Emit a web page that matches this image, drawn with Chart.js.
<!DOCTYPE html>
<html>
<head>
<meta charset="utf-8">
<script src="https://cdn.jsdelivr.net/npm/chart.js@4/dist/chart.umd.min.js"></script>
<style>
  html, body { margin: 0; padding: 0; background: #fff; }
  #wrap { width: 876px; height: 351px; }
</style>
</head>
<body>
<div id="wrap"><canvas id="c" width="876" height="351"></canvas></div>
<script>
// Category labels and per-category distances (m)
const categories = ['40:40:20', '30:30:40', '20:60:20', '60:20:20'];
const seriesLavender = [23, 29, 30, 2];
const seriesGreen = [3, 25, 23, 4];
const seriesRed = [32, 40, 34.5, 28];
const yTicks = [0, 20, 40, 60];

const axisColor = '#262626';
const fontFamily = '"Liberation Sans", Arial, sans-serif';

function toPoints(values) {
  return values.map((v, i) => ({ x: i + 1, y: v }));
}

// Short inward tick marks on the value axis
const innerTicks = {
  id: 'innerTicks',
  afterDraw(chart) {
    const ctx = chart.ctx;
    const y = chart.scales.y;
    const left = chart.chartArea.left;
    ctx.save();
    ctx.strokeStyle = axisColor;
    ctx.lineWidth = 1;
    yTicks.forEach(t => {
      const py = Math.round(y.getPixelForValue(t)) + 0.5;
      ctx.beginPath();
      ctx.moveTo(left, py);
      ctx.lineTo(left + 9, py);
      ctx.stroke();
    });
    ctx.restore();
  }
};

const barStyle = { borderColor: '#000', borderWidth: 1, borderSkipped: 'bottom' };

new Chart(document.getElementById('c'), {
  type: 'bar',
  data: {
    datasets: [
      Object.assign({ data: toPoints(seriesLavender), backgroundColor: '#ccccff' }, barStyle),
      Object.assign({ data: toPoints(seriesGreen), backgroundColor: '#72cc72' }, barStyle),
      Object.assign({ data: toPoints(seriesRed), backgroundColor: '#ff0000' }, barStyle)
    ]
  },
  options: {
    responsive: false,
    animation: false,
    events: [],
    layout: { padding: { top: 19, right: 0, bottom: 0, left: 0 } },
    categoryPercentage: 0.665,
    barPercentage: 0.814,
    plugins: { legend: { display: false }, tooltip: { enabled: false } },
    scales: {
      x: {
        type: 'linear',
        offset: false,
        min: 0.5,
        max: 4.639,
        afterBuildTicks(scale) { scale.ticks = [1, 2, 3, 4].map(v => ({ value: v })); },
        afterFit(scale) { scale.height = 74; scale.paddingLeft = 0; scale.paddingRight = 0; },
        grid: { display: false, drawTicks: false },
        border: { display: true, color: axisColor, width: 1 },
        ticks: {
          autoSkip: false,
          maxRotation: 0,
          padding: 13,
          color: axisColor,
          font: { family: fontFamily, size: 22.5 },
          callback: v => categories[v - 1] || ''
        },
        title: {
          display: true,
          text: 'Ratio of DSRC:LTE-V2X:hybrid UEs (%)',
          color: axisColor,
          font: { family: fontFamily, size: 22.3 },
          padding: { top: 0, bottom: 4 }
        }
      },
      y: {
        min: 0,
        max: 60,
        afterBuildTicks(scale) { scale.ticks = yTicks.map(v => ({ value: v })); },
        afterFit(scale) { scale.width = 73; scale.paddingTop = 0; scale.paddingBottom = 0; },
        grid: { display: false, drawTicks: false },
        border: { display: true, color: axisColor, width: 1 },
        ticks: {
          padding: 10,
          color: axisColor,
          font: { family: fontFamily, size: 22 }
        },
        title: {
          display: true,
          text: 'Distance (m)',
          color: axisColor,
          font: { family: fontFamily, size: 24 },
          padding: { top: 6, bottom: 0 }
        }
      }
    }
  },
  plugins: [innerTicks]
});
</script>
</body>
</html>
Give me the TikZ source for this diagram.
+--
● To be done
Give back each line above precisely as it stands.

● Completed exercise
Emit a web page that matches this image, drawn with Chart.js.
<!DOCTYPE html>
<html>
<head>
<meta charset="utf-8">
<script src="https://cdn.jsdelivr.net/npm/chart.js@4/dist/chart.umd.min.js"></script>
<style>
  html, body { margin: 0; padding: 0; background: #fff; }
  #wrap { width: 876px; height: 351px; }
</style>
</head>
<body>
<div id="wrap"><canvas id="c" width="876" height="351"></canvas></div>
<script>
// Category labels and per-category distances (m)
const categories = ['40:40:20', '30:30:40', '20:60:20', '60:20:20'];
const seriesLavender = [23, 29, 30, 2];
const seriesGreen = [3, 25, 23, 4];
const seriesRed = [32, 40, 34.5, 28];
const yTicks = [0, 20, 40, 60];

const axisColor = '#262626';
const fontFamily = '"Liberation Sans", Arial, sans-serif';

function toPoints(values) {
  return values.map((v, i) => ({ x: i + 1, y: v }));
}

// Short inward tick marks on the value axis
const innerTicks = {
  id: 'innerTicks',
  afterDraw(chart) {
    const ctx = chart.ctx;
    const y = chart.scales.y;
    const left = chart.chartArea.left;
    ctx.save();
    ctx.strokeStyle = axisColor;
    ctx.lineWidth = 1;
    yTicks.forEach(t => {
      const py = Math.round(y.getPixelForValue(t)) + 0.5;
      ctx.beginPath();
      ctx.moveTo(left, py);
      ctx.lineTo(left + 9, py);
      ctx.stroke();
    });
    ctx.restore();
  }
};

const barStyle = { borderColor: '#000', borderWidth: 1, borderSkipped: 'bottom' };

new Chart(document.getElementById('c'), {
  type: 'bar',
  data: {
    datasets: [
      Object.assign({ data: toPoints(seriesLavender), backgroundColor: '#ccccff' }, barStyle),
      Object.assign({ data: toPoints(seriesGreen), backgroundColor: '#72cc72' }, barStyle),
      Object.assign({ data: toPoints(seriesRed), backgroundColor: '#ff0000' }, barStyle)
    ]
  },
  options: {
    responsive: false,
    animation: false,
    events: [],
    layout: { padding: { top: 19, right: 0, bottom: 0, left: 0 } },
    categoryPercentage: 0.665,
    barPercentage: 0.814,
    plugins: { legend: { display: false }, tooltip: { enabled: false } },
    scales: {
      x: {
        type: 'linear',
        offset: false,
        min: 0.5,
        max: 4.639,
        afterBuildTicks(scale) { scale.ticks = [1, 2, 3, 4].map(v => ({ value: v })); },
        afterFit(scale) { scale.height = 74; scale.paddingLeft = 0; scale.paddingRight = 0; },
        grid: { display: false, drawTicks: false },
        border: { display: true, color: axisColor, width: 1 },
        ticks: {
          autoSkip: false,
          maxRotation: 0,
          padding: 13,
          color: axisColor,
          font: { family: fontFamily, size: 22.5 },
          callback: v => categories[v - 1] || ''
        },
        title: {
          display: true,
          text: 'Ratio of DSRC:LTE-V2X:hybrid UEs (%)',
          color: axisColor,
          font: { family: fontFamily, size: 22.3 },
          padding: { top: 0, bottom: 4 }
        }
      },
      y: {
        min: 0,
        max: 60,
        afterBuildTicks(scale) { scale.ticks = yTicks.map(v => ({ value: v })); },
        afterFit(scale) { scale.width = 73; scale.paddingTop = 0; scale.paddingBottom = 0; },
        grid: { display: false, drawTicks: false },
        border: { display: true, color: axisColor, width: 1 },
        ticks: {
          padding: 10,
          color: axisColor,
          font: { family: fontFamily, size: 22 }
        },
        title: {
          display: true,
          text: 'Distance (m)',
          color: axisColor,
          font: { family: fontFamily, size: 24 },
          padding: { top: 6, bottom: 0 }
        }
      }
    }
  },
  plugins: [innerTicks]
});
</script>
</body>
</html>
Give me the TikZ source for this diagram.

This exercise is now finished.